Dataset extract =

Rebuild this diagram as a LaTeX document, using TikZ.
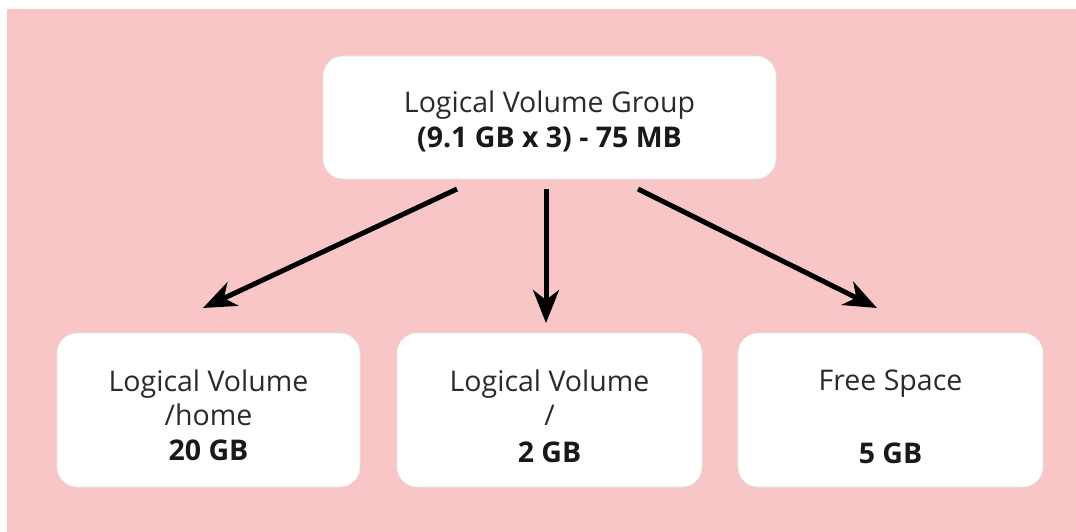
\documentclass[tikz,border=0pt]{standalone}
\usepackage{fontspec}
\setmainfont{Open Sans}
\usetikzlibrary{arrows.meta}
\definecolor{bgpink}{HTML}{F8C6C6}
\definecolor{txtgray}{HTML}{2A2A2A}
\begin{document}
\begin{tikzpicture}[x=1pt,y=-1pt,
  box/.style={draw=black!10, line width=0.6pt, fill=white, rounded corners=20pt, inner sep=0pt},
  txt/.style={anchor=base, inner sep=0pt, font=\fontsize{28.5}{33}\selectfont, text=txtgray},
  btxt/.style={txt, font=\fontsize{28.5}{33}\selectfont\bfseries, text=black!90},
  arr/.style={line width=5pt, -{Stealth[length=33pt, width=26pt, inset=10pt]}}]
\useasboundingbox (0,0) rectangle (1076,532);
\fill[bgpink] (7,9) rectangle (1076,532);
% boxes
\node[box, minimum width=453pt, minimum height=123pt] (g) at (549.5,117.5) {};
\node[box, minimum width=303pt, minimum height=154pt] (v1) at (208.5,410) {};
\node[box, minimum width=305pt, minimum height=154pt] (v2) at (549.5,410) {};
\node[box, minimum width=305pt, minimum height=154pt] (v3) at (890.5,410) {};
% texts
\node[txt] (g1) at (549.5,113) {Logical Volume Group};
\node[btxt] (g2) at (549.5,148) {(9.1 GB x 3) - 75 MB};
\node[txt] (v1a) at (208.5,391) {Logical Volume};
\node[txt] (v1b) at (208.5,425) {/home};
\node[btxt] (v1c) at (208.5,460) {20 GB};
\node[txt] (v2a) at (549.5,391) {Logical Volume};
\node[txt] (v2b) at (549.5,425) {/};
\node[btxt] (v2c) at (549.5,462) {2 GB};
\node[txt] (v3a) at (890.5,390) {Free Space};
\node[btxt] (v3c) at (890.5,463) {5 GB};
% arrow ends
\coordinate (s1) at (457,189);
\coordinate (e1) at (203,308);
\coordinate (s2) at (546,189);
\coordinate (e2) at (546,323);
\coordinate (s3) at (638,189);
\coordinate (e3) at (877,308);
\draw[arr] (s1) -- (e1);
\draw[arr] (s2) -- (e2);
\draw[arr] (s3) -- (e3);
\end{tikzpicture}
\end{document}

Exercise instructions =
Restate the data above word for word. Do not include the images.

Expected answer =
Rebuild this diagram as a LaTeX document, using TikZ.
\documentclass[tikz,border=0pt]{standalone}
\usepackage{fontspec}
\setmainfont{Open Sans}
\usetikzlibrary{arrows.meta}
\definecolor{bgpink}{HTML}{F8C6C6}
\definecolor{txtgray}{HTML}{2A2A2A}
\begin{document}
\begin{tikzpicture}[x=1pt,y=-1pt,
  box/.style={draw=black!10, line width=0.6pt, fill=white, rounded corners=20pt, inner sep=0pt},
  txt/.style={anchor=base, inner sep=0pt, font=\fontsize{28.5}{33}\selectfont, text=txtgray},
  btxt/.style={txt, font=\fontsize{28.5}{33}\selectfont\bfseries, text=black!90},
  arr/.style={line width=5pt, -{Stealth[length=33pt, width=26pt, inset=10pt]}}]
\useasboundingbox (0,0) rectangle (1076,532);
\fill[bgpink] (7,9) rectangle (1076,532);
% boxes
\node[box, minimum width=453pt, minimum height=123pt] (g) at (549.5,117.5) {};
\node[box, minimum width=303pt, minimum height=154pt] (v1) at (208.5,410) {};
\node[box, minimum width=305pt, minimum height=154pt] (v2) at (549.5,410) {};
\node[box, minimum width=305pt, minimum height=154pt] (v3) at (890.5,410) {};
% texts
\node[txt] (g1) at (549.5,113) {Logical Volume Group};
\node[btxt] (g2) at (549.5,148) {(9.1 GB x 3) - 75 MB};
\node[txt] (v1a) at (208.5,391) {Logical Volume};
\node[txt] (v1b) at (208.5,425) {/home};
\node[btxt] (v1c) at (208.5,460) {20 GB};
\node[txt] (v2a) at (549.5,391) {Logical Volume};
\node[txt] (v2b) at (549.5,425) {/};
\node[btxt] (v2c) at (549.5,462) {2 GB};
\node[txt] (v3a) at (890.5,390) {Free Space};
\node[btxt] (v3c) at (890.5,463) {5 GB};
% arrow ends
\coordinate (s1) at (457,189);
\coordinate (e1) at (203,308);
\coordinate (s2) at (546,189);
\coordinate (e2) at (546,323);
\coordinate (s3) at (638,189);
\coordinate (e3) at (877,308);
\draw[arr] (s1) -- (e1);
\draw[arr] (s2) -- (e2);
\draw[arr] (s3) -- (e3);
\end{tikzpicture}
\end{document}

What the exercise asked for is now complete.